§ **Written request**
Your task is to retype the lines from the opening of the material through the line that includes "import plotly.graph_objects as go". Do not copy the pictures.

::: Dataset extract :::

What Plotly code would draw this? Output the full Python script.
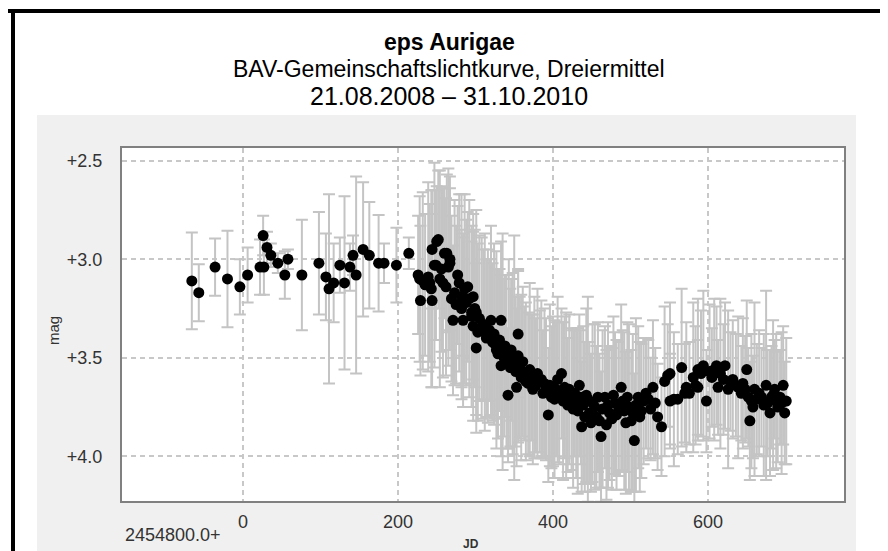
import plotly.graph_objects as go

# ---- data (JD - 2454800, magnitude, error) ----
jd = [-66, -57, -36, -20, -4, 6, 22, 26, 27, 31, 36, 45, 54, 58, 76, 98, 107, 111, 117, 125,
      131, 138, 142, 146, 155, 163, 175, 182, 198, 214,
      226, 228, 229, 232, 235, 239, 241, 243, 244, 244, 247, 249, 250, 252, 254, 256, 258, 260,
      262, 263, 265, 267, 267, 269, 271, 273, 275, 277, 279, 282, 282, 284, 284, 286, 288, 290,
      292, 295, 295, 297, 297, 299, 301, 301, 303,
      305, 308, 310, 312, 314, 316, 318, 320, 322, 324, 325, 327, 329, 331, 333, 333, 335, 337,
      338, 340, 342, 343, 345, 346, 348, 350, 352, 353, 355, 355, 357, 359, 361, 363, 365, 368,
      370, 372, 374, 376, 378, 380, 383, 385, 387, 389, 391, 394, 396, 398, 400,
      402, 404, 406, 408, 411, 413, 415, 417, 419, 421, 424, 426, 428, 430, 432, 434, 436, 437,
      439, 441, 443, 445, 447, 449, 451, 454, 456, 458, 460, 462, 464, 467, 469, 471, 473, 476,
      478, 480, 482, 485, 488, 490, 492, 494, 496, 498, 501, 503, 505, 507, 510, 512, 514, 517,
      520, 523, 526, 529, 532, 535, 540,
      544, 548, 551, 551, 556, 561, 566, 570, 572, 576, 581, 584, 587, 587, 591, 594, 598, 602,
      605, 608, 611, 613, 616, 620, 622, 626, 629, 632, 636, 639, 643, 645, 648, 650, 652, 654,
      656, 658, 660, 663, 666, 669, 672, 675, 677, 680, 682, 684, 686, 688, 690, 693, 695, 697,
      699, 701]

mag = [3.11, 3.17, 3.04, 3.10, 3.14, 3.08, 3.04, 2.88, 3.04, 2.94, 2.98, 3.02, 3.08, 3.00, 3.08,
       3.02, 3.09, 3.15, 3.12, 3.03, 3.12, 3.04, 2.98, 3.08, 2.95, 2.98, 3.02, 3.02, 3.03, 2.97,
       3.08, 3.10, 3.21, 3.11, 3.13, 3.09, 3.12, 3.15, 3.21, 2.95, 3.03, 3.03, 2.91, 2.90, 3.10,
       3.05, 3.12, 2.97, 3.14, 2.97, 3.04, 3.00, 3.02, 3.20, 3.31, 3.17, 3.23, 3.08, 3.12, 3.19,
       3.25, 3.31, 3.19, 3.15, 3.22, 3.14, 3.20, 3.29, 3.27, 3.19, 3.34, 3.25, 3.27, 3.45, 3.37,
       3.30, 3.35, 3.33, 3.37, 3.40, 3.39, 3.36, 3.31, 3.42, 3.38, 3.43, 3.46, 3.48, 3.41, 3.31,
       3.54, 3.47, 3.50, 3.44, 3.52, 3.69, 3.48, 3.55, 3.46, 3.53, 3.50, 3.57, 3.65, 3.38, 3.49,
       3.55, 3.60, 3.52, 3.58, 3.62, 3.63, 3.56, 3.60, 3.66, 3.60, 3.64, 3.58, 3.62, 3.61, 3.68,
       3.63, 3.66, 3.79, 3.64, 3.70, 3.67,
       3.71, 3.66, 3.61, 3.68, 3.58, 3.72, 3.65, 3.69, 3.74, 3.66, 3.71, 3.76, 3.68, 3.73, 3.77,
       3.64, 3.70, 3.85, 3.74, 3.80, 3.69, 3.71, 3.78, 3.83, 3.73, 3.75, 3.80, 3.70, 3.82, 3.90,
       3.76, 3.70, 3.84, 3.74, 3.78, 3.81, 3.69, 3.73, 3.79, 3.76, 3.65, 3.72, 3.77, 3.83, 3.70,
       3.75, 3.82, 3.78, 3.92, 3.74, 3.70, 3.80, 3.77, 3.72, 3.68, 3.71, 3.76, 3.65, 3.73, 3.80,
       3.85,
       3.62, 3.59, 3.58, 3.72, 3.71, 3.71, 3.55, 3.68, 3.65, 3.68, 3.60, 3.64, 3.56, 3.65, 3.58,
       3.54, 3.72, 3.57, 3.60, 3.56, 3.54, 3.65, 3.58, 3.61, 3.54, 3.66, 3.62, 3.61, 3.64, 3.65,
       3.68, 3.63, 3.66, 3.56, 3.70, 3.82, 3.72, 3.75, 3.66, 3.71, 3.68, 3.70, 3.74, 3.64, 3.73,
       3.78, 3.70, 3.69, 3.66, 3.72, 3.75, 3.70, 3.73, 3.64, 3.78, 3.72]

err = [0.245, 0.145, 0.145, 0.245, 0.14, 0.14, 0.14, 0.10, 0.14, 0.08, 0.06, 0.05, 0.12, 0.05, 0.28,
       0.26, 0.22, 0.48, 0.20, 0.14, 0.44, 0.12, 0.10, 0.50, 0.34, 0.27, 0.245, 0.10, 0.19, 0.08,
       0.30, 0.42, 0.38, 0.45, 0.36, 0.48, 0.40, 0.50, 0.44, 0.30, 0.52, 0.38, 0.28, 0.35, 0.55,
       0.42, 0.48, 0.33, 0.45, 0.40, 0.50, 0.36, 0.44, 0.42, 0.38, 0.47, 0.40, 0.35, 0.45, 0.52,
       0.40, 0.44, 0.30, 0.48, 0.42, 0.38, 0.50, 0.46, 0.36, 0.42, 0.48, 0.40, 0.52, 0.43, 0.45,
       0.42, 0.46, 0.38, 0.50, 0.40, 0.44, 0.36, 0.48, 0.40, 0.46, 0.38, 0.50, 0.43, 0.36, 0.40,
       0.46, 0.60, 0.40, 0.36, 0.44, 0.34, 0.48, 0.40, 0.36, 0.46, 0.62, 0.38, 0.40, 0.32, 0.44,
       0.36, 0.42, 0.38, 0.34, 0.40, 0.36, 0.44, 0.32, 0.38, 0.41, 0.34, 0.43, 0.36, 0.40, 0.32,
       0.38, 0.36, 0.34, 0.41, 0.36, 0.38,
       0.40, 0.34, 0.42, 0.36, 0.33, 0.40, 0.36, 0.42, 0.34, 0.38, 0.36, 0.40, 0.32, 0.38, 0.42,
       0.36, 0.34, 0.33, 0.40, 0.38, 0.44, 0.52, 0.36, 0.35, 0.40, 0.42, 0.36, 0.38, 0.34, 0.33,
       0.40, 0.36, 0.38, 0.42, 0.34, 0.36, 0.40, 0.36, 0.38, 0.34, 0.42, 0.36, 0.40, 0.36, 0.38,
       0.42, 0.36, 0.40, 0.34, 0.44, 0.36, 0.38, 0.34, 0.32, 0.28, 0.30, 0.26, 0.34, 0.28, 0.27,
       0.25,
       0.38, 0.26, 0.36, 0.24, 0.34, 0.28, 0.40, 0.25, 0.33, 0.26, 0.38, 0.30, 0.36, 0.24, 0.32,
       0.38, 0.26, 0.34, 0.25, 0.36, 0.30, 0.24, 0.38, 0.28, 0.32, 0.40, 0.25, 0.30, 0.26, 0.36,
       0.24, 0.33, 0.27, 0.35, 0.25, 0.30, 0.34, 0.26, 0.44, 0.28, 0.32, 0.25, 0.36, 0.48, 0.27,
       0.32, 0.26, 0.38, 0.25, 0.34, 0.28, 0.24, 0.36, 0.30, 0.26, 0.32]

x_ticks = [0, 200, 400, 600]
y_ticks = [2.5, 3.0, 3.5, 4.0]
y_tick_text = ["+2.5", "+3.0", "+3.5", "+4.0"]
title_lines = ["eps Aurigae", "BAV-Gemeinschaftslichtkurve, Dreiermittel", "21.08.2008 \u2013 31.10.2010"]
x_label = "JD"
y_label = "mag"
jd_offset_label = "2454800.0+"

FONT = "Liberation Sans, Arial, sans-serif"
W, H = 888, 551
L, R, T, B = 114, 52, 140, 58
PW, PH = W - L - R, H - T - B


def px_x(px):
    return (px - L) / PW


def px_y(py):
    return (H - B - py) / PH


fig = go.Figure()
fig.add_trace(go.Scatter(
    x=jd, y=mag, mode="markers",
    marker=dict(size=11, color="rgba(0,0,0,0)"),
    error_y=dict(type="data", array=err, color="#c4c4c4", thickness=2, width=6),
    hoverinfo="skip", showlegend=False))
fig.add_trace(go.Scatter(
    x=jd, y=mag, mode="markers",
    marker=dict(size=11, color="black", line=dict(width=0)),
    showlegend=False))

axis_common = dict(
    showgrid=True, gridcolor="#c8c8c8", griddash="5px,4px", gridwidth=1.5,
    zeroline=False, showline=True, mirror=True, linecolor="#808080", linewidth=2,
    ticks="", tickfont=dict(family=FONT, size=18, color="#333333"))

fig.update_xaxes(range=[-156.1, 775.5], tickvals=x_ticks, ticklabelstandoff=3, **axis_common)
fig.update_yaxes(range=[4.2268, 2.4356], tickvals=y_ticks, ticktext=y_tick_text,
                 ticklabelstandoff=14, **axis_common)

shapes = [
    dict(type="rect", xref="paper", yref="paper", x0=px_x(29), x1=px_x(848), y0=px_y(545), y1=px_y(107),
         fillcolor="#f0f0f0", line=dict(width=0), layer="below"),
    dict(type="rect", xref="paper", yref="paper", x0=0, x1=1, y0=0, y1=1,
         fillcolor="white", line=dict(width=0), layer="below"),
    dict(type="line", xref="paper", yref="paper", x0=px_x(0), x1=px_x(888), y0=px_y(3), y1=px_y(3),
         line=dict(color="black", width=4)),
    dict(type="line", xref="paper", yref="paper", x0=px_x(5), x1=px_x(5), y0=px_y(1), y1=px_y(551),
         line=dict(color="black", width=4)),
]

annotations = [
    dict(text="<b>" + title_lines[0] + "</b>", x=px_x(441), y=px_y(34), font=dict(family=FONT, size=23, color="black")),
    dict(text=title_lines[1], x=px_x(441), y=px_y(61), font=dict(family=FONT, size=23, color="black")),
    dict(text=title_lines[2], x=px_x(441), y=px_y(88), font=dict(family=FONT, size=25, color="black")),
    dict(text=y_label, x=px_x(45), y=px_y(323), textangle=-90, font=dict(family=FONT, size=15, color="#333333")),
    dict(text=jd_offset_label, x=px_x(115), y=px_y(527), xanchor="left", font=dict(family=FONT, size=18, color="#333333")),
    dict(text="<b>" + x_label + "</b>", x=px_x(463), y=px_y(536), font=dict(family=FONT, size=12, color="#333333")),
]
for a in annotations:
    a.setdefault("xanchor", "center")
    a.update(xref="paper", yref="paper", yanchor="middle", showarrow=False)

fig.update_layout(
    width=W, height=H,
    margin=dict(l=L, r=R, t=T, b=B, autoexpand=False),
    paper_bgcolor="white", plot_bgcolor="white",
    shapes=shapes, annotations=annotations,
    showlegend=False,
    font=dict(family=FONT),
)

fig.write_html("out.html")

:::

§ **Answer for this exercise**
What Plotly code would draw this? Output the full Python script.
import plotly.graph_objects as go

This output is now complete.